§ EXERCISE REQUIREMENTS: Restate the data word for word and leave the images out.
>> Start SOURCE EXCERPT
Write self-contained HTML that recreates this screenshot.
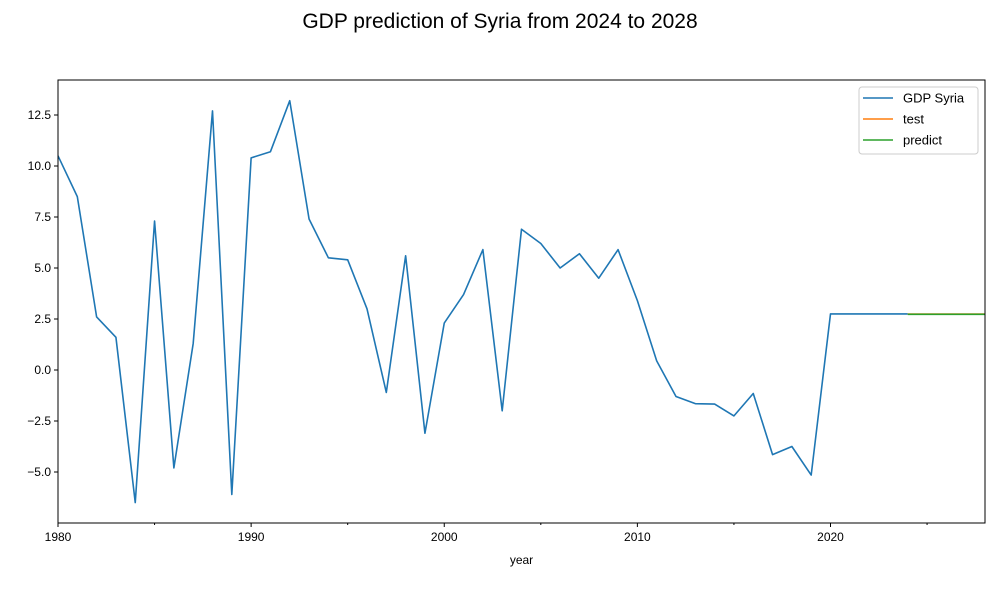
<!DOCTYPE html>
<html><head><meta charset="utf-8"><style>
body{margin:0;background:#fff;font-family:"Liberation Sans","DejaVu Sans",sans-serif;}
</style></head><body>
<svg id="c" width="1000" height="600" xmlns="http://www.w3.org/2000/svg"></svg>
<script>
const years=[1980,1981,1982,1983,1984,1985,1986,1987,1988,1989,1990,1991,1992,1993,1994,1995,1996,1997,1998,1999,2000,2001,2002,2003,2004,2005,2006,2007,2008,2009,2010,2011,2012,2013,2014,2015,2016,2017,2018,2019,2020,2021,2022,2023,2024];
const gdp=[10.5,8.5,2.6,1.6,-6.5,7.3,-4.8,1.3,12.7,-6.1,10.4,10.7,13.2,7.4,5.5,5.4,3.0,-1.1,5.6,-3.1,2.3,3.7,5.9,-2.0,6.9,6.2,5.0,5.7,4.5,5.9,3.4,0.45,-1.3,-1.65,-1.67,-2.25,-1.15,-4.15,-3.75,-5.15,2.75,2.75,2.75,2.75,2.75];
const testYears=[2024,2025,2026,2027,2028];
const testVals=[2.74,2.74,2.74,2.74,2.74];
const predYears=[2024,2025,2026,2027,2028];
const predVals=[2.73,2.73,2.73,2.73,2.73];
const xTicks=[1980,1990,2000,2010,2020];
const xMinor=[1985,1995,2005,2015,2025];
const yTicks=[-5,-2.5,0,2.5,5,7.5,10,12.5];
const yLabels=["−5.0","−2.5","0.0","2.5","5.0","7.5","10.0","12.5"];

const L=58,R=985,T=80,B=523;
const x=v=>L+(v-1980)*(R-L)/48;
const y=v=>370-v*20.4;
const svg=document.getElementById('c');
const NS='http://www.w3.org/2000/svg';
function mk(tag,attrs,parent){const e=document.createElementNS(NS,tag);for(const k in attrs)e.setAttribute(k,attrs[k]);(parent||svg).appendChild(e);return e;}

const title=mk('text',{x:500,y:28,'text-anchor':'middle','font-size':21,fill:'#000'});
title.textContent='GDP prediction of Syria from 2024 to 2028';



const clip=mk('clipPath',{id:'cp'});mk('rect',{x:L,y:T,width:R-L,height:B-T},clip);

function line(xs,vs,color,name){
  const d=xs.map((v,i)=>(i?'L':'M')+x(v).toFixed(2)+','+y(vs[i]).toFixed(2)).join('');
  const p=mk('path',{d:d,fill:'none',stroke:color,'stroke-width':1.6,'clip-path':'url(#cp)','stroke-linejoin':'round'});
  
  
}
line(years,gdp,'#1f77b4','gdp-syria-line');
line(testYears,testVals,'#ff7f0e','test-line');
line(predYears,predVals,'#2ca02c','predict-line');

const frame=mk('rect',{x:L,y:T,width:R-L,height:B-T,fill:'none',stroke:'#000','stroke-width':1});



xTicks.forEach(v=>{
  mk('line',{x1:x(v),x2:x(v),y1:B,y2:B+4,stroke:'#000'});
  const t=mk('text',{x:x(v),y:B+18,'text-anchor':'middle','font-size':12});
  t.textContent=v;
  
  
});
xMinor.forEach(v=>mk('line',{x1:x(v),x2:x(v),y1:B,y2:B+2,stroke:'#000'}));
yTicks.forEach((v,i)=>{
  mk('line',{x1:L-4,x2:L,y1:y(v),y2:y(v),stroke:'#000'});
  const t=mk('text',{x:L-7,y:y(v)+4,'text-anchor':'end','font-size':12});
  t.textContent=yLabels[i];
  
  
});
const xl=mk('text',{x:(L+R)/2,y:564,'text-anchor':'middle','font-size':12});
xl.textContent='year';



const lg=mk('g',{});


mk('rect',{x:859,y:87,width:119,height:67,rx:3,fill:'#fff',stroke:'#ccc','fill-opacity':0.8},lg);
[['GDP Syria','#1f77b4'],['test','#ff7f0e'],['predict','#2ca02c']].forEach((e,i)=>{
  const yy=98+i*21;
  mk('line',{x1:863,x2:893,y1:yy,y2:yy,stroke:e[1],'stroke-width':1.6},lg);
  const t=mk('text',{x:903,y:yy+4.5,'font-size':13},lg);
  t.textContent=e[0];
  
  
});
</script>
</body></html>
>> End SOURCE EXCERPT
§ PROBLEM SOLUTION:
Write self-contained HTML that recreates this screenshot.
<!DOCTYPE html>
<html><head><meta charset="utf-8"><style>
body{margin:0;background:#fff;font-family:"Liberation Sans","DejaVu Sans",sans-serif;}
</style></head><body>
<svg id="c" width="1000" height="600" xmlns="http://www.w3.org/2000/svg"></svg>
<script>
const years=[1980,1981,1982,1983,1984,1985,1986,1987,1988,1989,1990,1991,1992,1993,1994,1995,1996,1997,1998,1999,2000,2001,2002,2003,2004,2005,2006,2007,2008,2009,2010,2011,2012,2013,2014,2015,2016,2017,2018,2019,2020,2021,2022,2023,2024];
const gdp=[10.5,8.5,2.6,1.6,-6.5,7.3,-4.8,1.3,12.7,-6.1,10.4,10.7,13.2,7.4,5.5,5.4,3.0,-1.1,5.6,-3.1,2.3,3.7,5.9,-2.0,6.9,6.2,5.0,5.7,4.5,5.9,3.4,0.45,-1.3,-1.65,-1.67,-2.25,-1.15,-4.15,-3.75,-5.15,2.75,2.75,2.75,2.75,2.75];
const testYears=[2024,2025,2026,2027,2028];
const testVals=[2.74,2.74,2.74,2.74,2.74];
const predYears=[2024,2025,2026,2027,2028];
const predVals=[2.73,2.73,2.73,2.73,2.73];
const xTicks=[1980,1990,2000,2010,2020];
const xMinor=[1985,1995,2005,2015,2025];
const yTicks=[-5,-2.5,0,2.5,5,7.5,10,12.5];
const yLabels=["−5.0","−2.5","0.0","2.5","5.0","7.5","10.0","12.5"];

const L=58,R=985,T=80,B=523;
const x=v=>L+(v-1980)*(R-L)/48;
const y=v=>370-v*20.4;
const svg=document.getElementById('c');
const NS='http://www.w3.org/2000/svg';
function mk(tag,attrs,parent){const e=document.createElementNS(NS,tag);for(const k in attrs)e.setAttribute(k,attrs[k]);(parent||svg).appendChild(e);return e;}

const title=mk('text',{x:500,y:28,'text-anchor':'middle','font-size':21,fill:'#000'});
title.textContent='GDP prediction of Syria from 2024 to 2028';



const clip=mk('clipPath',{id:'cp'});mk('rect',{x:L,y:T,width:R-L,height:B-T},clip);

function line(xs,vs,color,name){
  const d=xs.map((v,i)=>(i?'L':'M')+x(v).toFixed(2)+','+y(vs[i]).toFixed(2)).join('');
  const p=mk('path',{d:d,fill:'none',stroke:color,'stroke-width':1.6,'clip-path':'url(#cp)','stroke-linejoin':'round'});
  
  
}
line(years,gdp,'#1f77b4','gdp-syria-line');
line(testYears,testVals,'#ff7f0e','test-line');
line(predYears,predVals,'#2ca02c','predict-line');

const frame=mk('rect',{x:L,y:T,width:R-L,height:B-T,fill:'none',stroke:'#000','stroke-width':1});



xTicks.forEach(v=>{
  mk('line',{x1:x(v),x2:x(v),y1:B,y2:B+4,stroke:'#000'});
  const t=mk('text',{x:x(v),y:B+18,'text-anchor':'middle','font-size':12});
  t.textContent=v;
  
  
});
xMinor.forEach(v=>mk('line',{x1:x(v),x2:x(v),y1:B,y2:B+2,stroke:'#000'}));
yTicks.forEach((v,i)=>{
  mk('line',{x1:L-4,x2:L,y1:y(v),y2:y(v),stroke:'#000'});
  const t=mk('text',{x:L-7,y:y(v)+4,'text-anchor':'end','font-size':12});
  t.textContent=yLabels[i];
  
  
});
const xl=mk('text',{x:(L+R)/2,y:564,'text-anchor':'middle','font-size':12});
xl.textContent='year';



const lg=mk('g',{});


mk('rect',{x:859,y:87,width:119,height:67,rx:3,fill:'#fff',stroke:'#ccc','fill-opacity':0.8},lg);
[['GDP Syria','#1f77b4'],['test','#ff7f0e'],['predict','#2ca02c']].forEach((e,i)=>{
  const yy=98+i*21;
  mk('line',{x1:863,x2:893,y1:yy,y2:yy,stroke:e[1],'stroke-width':1.6},lg);
  const t=mk('text',{x:903,y:yy+4.5,'font-size':13},lg);
  t.textContent=e[0];
  
  
});
</script>
</body></html>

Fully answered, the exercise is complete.